» Extracted data
# # #

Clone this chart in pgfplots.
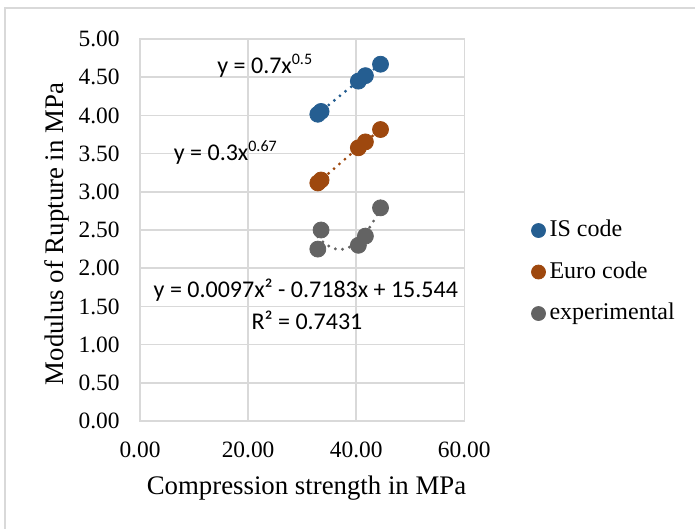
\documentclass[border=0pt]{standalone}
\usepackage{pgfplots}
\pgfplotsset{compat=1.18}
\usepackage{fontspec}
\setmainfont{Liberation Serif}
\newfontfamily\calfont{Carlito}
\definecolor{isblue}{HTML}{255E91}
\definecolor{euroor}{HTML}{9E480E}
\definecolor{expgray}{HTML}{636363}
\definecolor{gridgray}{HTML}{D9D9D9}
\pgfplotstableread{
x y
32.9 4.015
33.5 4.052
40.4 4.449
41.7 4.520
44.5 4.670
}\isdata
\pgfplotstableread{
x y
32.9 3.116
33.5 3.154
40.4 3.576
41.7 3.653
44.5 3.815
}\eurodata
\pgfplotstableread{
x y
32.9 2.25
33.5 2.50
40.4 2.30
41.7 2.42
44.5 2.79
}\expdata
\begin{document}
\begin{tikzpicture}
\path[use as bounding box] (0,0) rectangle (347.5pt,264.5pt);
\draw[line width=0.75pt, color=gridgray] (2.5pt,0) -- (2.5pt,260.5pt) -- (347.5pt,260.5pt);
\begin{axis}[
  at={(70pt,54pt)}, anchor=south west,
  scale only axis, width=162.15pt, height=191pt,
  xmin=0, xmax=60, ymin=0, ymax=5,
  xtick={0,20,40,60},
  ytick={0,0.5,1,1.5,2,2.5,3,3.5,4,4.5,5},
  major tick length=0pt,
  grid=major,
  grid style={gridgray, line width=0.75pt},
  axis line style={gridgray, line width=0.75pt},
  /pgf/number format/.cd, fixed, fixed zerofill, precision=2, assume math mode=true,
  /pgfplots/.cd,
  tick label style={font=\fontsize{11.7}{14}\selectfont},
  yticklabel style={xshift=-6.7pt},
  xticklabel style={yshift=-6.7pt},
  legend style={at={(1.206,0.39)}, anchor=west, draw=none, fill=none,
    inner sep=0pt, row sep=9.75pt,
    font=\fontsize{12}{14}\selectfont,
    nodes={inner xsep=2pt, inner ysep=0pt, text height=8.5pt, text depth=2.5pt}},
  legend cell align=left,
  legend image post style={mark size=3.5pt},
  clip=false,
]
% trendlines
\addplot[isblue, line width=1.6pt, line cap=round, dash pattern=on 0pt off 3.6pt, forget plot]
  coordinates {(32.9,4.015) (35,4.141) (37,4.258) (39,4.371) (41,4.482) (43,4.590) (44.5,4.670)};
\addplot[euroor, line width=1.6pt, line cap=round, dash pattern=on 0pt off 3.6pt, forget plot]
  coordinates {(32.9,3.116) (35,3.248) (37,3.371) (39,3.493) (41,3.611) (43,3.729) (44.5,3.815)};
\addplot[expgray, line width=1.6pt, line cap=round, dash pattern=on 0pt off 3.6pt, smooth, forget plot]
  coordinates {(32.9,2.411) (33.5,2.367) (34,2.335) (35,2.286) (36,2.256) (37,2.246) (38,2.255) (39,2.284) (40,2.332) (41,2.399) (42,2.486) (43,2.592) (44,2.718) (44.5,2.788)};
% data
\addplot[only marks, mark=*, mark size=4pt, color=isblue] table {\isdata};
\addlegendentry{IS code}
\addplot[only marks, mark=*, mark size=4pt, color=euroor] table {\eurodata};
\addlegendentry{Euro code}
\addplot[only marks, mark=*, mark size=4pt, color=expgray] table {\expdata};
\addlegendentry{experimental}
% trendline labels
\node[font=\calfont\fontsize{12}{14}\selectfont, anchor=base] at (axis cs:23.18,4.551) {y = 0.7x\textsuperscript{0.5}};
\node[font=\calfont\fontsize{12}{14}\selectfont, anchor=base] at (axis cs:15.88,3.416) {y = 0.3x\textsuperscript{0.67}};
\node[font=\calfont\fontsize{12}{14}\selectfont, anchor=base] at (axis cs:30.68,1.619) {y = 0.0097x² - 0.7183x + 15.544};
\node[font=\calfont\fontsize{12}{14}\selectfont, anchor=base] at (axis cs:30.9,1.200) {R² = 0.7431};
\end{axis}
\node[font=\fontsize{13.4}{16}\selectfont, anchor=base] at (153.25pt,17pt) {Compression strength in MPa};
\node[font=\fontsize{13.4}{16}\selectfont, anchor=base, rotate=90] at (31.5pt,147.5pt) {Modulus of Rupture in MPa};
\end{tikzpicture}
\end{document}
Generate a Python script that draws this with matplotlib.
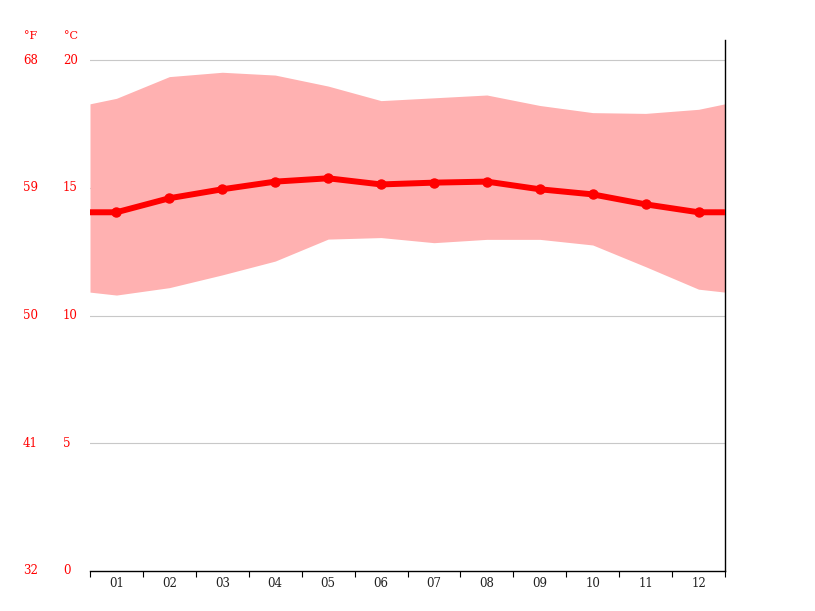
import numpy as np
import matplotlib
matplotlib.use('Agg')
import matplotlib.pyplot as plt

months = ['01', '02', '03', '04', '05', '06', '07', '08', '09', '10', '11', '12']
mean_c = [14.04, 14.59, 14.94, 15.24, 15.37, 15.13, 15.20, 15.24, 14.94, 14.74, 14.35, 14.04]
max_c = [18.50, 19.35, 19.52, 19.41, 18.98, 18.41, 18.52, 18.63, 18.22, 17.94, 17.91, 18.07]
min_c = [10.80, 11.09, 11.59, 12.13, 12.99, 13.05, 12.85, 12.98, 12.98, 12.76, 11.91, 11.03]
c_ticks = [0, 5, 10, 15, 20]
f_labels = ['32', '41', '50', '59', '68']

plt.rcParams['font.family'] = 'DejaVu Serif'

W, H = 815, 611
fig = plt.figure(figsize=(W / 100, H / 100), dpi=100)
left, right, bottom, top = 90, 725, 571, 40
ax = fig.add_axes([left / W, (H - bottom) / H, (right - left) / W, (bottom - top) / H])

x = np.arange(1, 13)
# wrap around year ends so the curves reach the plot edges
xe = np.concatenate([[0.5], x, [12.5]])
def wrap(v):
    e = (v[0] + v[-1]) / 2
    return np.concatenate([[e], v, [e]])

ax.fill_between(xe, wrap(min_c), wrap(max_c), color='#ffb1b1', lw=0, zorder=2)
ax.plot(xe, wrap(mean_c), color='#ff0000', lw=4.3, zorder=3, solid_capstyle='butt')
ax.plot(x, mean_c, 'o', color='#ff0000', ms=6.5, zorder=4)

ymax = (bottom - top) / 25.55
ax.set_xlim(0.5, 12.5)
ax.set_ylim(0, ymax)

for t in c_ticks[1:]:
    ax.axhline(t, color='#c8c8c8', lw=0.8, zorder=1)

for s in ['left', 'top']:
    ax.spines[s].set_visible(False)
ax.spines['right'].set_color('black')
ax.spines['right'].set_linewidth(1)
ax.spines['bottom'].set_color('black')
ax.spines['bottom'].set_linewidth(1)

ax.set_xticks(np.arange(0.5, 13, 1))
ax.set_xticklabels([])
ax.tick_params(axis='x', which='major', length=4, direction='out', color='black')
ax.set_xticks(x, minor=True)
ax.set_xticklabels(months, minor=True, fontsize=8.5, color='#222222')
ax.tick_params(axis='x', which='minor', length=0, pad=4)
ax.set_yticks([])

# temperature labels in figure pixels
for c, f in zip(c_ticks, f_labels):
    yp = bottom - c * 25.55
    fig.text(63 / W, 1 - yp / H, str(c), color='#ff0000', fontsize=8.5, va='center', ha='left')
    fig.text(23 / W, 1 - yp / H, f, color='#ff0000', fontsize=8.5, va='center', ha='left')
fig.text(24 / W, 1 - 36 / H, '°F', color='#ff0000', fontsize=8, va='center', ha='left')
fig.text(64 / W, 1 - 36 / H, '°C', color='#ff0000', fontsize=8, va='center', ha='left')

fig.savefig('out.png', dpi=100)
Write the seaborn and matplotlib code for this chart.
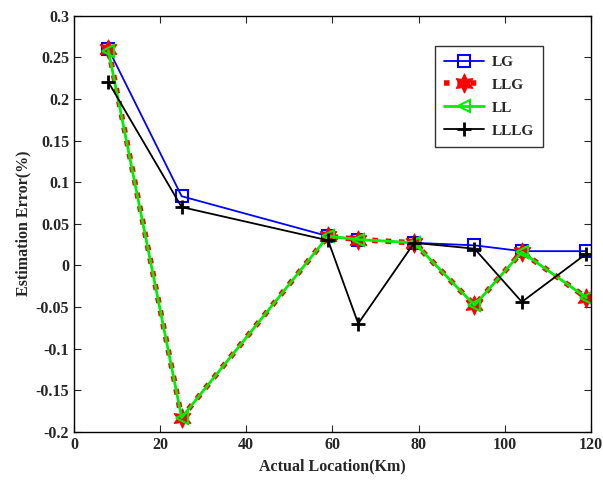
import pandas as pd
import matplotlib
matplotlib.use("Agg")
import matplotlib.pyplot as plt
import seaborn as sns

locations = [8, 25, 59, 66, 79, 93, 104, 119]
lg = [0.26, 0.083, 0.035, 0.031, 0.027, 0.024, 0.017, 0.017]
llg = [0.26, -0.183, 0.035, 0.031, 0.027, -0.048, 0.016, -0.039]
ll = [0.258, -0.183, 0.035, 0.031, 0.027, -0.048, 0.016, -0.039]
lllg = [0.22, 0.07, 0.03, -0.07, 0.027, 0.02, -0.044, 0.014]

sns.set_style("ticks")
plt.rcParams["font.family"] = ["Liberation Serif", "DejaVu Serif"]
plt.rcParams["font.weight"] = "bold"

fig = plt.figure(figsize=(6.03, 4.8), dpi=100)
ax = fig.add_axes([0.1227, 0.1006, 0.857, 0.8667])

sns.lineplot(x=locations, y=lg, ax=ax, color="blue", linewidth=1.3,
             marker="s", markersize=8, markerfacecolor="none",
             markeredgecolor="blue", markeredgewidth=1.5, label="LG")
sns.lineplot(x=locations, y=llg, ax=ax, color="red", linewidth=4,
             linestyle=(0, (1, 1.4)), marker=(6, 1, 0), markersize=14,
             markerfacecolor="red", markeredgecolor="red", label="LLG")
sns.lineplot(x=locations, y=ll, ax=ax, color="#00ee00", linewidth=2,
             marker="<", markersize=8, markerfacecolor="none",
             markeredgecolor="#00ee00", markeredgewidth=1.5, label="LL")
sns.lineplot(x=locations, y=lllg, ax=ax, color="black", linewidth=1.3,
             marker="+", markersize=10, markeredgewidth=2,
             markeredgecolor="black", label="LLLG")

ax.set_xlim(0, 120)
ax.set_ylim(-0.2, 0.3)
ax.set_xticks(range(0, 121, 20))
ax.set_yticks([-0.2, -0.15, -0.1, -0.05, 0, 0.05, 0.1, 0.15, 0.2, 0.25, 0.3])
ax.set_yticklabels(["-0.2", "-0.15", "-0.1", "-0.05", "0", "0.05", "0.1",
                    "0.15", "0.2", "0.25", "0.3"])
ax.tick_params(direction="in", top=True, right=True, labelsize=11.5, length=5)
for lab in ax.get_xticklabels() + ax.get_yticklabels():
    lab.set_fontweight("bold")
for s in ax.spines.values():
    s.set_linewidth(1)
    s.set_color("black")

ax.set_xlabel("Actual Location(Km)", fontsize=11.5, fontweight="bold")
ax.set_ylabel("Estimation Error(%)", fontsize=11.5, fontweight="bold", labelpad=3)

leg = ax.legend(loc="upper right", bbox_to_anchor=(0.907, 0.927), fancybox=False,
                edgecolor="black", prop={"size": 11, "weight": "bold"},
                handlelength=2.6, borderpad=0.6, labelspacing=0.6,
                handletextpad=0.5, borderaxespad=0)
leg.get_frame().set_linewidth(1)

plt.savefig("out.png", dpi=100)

# # #

Reproduce the data above exactly, but only the lines from the one showing "Generate a Python" through the one showing "return np.concatenate([[e], v, [e]])", with both ends kept and the pictures left out.

» Full response
Generate a Python script that draws this with matplotlib.
import numpy as np
import matplotlib
matplotlib.use('Agg')
import matplotlib.pyplot as plt

months = ['01', '02', '03', '04', '05', '06', '07', '08', '09', '10', '11', '12']
mean_c = [14.04, 14.59, 14.94, 15.24, 15.37, 15.13, 15.20, 15.24, 14.94, 14.74, 14.35, 14.04]
max_c = [18.50, 19.35, 19.52, 19.41, 18.98, 18.41, 18.52, 18.63, 18.22, 17.94, 17.91, 18.07]
min_c = [10.80, 11.09, 11.59, 12.13, 12.99, 13.05, 12.85, 12.98, 12.98, 12.76, 11.91, 11.03]
c_ticks = [0, 5, 10, 15, 20]
f_labels = ['32', '41', '50', '59', '68']

plt.rcParams['font.family'] = 'DejaVu Serif'

W, H = 815, 611
fig = plt.figure(figsize=(W / 100, H / 100), dpi=100)
left, right, bottom, top = 90, 725, 571, 40
ax = fig.add_axes([left / W, (H - bottom) / H, (right - left) / W, (bottom - top) / H])

x = np.arange(1, 13)
# wrap around year ends so the curves reach the plot edges
xe = np.concatenate([[0.5], x, [12.5]])
def wrap(v):
    e = (v[0] + v[-1]) / 2
    return np.concatenate([[e], v, [e]])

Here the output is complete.